Discrete matrix factorization hashing for cross-modal retrieval

2021 
Cross-modal hashing has recently attracted considerable attention in the large-scale retrieval task due to its low storage cost and high retrieval efficiency. However, the existing hashing methods still have some issues that need to be further solved. For example, most existing cross-modal hashing methods convert the original data into a common Hamming space to learn unified hash codes, which ignores the specific properties of multi-modal data. In addition, most of them relax the discrete constraint to learn hash codes, which may lead to quantization loss and suboptimal performance. In order to address the above problems, this paper proposes a novel cross-modal retrieval method, named discrete matrix factorization hashing (DMFH). DMFH is a two-stage approach.

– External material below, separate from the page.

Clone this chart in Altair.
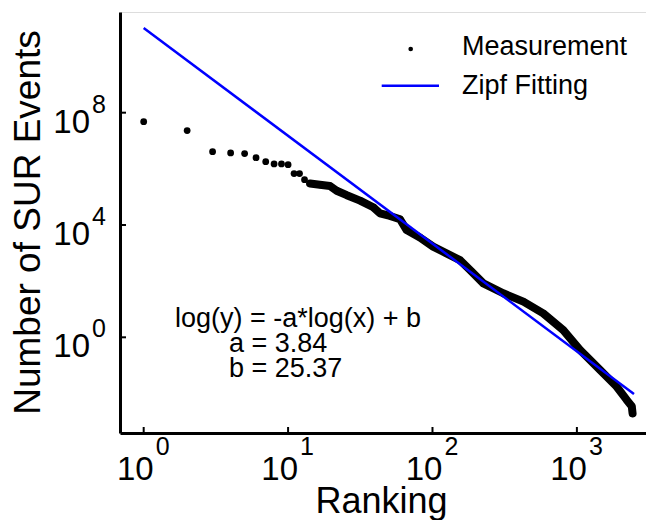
import altair as alt
import pandas as pd

# ---- data ----
rank_sparse = [1, 2, 3, 4, 5, 6, 7, 8, 9, 10, 11, 12, 13]
events_sparse = [4.8e7, 2.3e7, 4.1e6, 3.7e6, 3.5e6, 2.5e6, 1.8e6, 1.5e6, 1.5e6,
                 1.4e6, 6.8e5, 6.8e5, 4.1e5]

rank_dense = [14.2, 16.6, 19.5, 21.7, 25.5, 31.5, 38.9, 43.3, 50.8, 59.6, 66.2,
              81.8, 101, 125, 155, 186, 225, 309, 426, 585, 805, 1050, 1445,
              1888, 2213, 2399, 2430]
events_dense = [3.0e5, 2.7e5, 2.45e5, 1.66e5, 1.15e5, 7.4e4, 4.3e4, 2.6e4, 2.1e4,
                1.6e4, 6.6e3, 3.6e3, 1.7e3, 980, 560, 224, 83, 37, 18.6, 7.1,
                1.8, 0.355, 0.069, 0.0174, 0.0059, 0.0035, 0.00195]

fit_rank = [1, 2485]
fit_events = [1.04e11, 9.5e-3]

x_ticks = [1, 10, 100, 1000]
x_exps = ["0", "1", "2", "3"]
y_ticks = [1, 1e4, 1e8]
y_exps = ["0", "4", "8"]

legend_labels = ["Measurement", "Zipf Fitting"]
note_lines = ["log(y) = -a*log(x) + b", "a = 3.84", "b = 25.37"]

# ---- layout ----
W, H = 526, 421
FONT = "Liberation Sans"

xs = alt.Scale(type="log", domain=[0.6855, 3010], nice=False)
ys = alt.Scale(type="log", domain=[3.91e-4, 3.85e11], nice=False)

sparse = pd.DataFrame({"rank": rank_sparse, "events": events_sparse})
dense = pd.DataFrame({"rank": rank_dense, "events": events_dense})
fit = pd.DataFrame({"rank": fit_rank, "events": fit_events})
xt = pd.DataFrame({"v": x_ticks, "e": x_exps})
yt = pd.DataFrame({"v": y_ticks, "e": y_exps})

X = lambda: alt.X("rank:Q", scale=xs,
                  axis=alt.Axis(labels=False, ticks=False, grid=False, domainWidth=3,
                                domainColor="black", title="Ranking",
                                titleFont=FONT, titleFontSize=36, titleFontWeight="normal",
                                titleColor="black", titleBaseline="alphabetic",
                                titleY=79, titleX=W / 2 - 2))
Y = lambda: alt.Y("events:Q", scale=ys,
                  axis=alt.Axis(labels=False, ticks=False, grid=False, domainWidth=3,
                                domainColor="black", title="Number of SUR Events",
                                titleFont=FONT, titleFontSize=37, titleFontWeight="normal",
                                titleColor="black", titleBaseline="alphabetic",
                                titleAngle=-90, titleX=-81, titleY=210))

band = alt.Chart(dense).mark_line(color="black", strokeWidth=8, strokeCap="round",
                                  strokeJoin="round").encode(x=X(), y=Y())
dots = alt.Chart(pd.concat([sparse, dense])).mark_circle(color="black", size=46,
                                                         opacity=1).encode(
    x=alt.X("rank:Q", scale=xs), y=alt.Y("events:Q", scale=ys))
fitline = alt.Chart(fit).mark_line(color="#0000ff", strokeWidth=2.5).encode(
    x=alt.X("rank:Q", scale=xs), y=alt.Y("events:Q", scale=ys))

# inward ticks
xtick = alt.Chart(xt).mark_rule(color="black", strokeWidth=2).encode(
    x=alt.X("v:Q", scale=xs), y=alt.value(H), y2=alt.value(H - 6))
ytick = alt.Chart(yt).mark_rule(color="black", strokeWidth=2).encode(
    y=alt.Y("v:Q", scale=ys), x=alt.value(0), x2=alt.value(6))

# tick labels 10^n
xlab = alt.Chart(xt).mark_text(font=FONT, fontSize=33, align="right",
                               baseline="alphabetic", dx=10, color="black").encode(
    x=alt.X("v:Q", scale=xs), y=alt.value(H + 47), text=alt.value("10"))
xexp = alt.Chart(xt).mark_text(font=FONT, fontSize=25, align="left",
                               baseline="alphabetic", dx=12, color="black").encode(
    x=alt.X("v:Q", scale=xs), y=alt.value(H + 22), text="e:N")
ylab = alt.Chart(yt).mark_text(font=FONT, fontSize=33, align="right",
                               baseline="alphabetic", dy=20, color="black").encode(
    y=alt.Y("v:Q", scale=ys), x=alt.value(-30), text=alt.value("10"))
yexp = alt.Chart(yt).mark_text(font=FONT, fontSize=25, align="left",
                               baseline="alphabetic", dy=0, color="black").encode(
    y=alt.Y("v:Q", scale=ys), x=alt.value(-28), text="e:N")

# legend
leg_dot = alt.Chart(pd.DataFrame({"k": [0]})).mark_circle(color="black", size=22,
                                                           opacity=1).encode(
    x=alt.value(410.7 - 120), y=alt.value(49 - 12))
leg_line = alt.Chart(pd.DataFrame({"k": [0]})).mark_rule(color="#0000ff",
                                                         strokeWidth=2.5).encode(
    x=alt.value(381.7 - 120), x2=alt.value(439 - 120), y=alt.value(85.7 - 12))
leg_txt = alt.Chart(pd.DataFrame({"t": legend_labels,
                                  "yy": [55 - 12, 94 - 12]})).mark_text(
    font=FONT, fontSize=27, align="left", baseline="alphabetic", color="black").encode(
    x=alt.value(462 - 120), y=alt.Y("yy:Q", scale=None), text="t:N")

# annotation
ann = alt.Chart(pd.DataFrame({"t": note_lines,
                              "xx": [175 - 120, 229 - 120, 229 - 120],
                              "yy": [327 - 12, 352 - 12, 377 - 12]})).mark_text(
    font=FONT, fontSize=27, align="left", baseline="alphabetic", color="black").encode(
    x=alt.X("xx:Q", scale=None), y=alt.Y("yy:Q", scale=None), text="t:N")

chart = alt.layer(band, dots, fitline, xtick, ytick, xlab, xexp, ylab, yexp,
                  leg_dot, leg_line, leg_txt, ann).properties(
    width=W, height=H,
    padding={"left": 112, "top": 4, "right": 0, "bottom": 87},
    autosize="none",
).configure_view(stroke=None).configure(background="white")

chart.save("out.html", embed_options={"renderer": "svg", "actions": False})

In the first stage, given training data, DMFH exploits the matrix factorization technique to learn modality-specific semantic representation for each modality, then generates the corresponding hash codes by linear projection. Meanwhile, in order to ensure that the hash codes can preserve the semantic similarity between different modalities, DMFH optimizes the hash codes by an affinity matrix constructed from the label information. During the first stage, DMFH proposes a discrete optimal algorithm to solve the discrete constraint problem in learning hash codes. In the second stage, given the hash codes learned in the first stage, DMFH utilizes kernel logistic regression to learn the nonlinear features from the unseen instance, then generates corresponding hash codes for each modality. Extensive experimental results on three public benchmark datasets show that the proposed DMFH outperforms several state-of-art cross-modal hashing methods in terms of accuracy and efficiency.